J’ai vu avec Sabine à Guströw l’ange qu’a sculpté Ernst Barlach. Nous étions émus. Aussi sans doute parce que pour le visage de l’ange, Barlach s’est inspiré de celui sa consoeur et amie Käthe Kollwitz, et que de celle-ci nous avions déjà été touchés plus d’une fois par les oeuvres: aux musées qui lui sont consacrés à Berlin, ou en Flandre à Koekelaere, ou, en Flandre encore, au cimetière de Vladslo. Et peut-être aussi à cause des anges du film Der Himmel über Berlin (Les ailes du désir) de Wim Wenders.

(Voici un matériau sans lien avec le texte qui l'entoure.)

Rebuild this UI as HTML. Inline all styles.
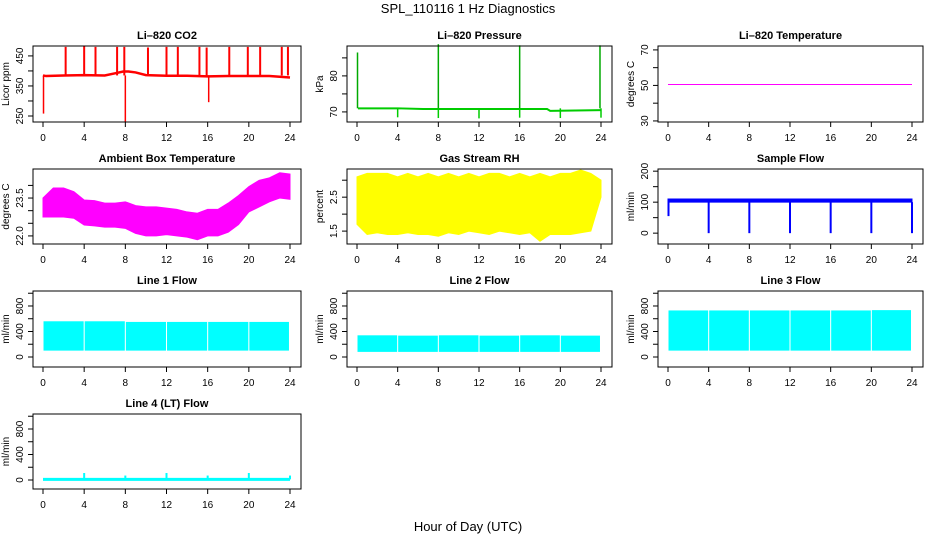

Comme Klima le rappelle, l’ange de Barlach fut retiré à la fin des années 30 parce que contraire aux valeurs du national-socialisme. Sans doute après fut-il fondu pour fabriquer des munitions et c’est un autre exemplaire, caché et sauvegardé, qui fut replacé après la guerre dans la cathédrale. Celle-ci contenait aussi lors de notre passage des panneaux rappelant la persécution des Juifs, avec cette question lancinante: est-ce que vraiment les habitants de Güstrow pouvaient prétendre qu’ils ignoraient le sort de leurs concitoyens juifs? Déjà dans la cathédrale de Rostock avions-nous pu voir une exposition d’hommage aux réfractaires et déserteurs de l’armée nazie, en grande partie fusillés. Je dois dire que cette volonté persistante de repentir des Allemands (ou plutôt d’une part de ceux-ci) force mon admiration. Les Turcs aujourd’hui se grandiraient à suivre cet exemple.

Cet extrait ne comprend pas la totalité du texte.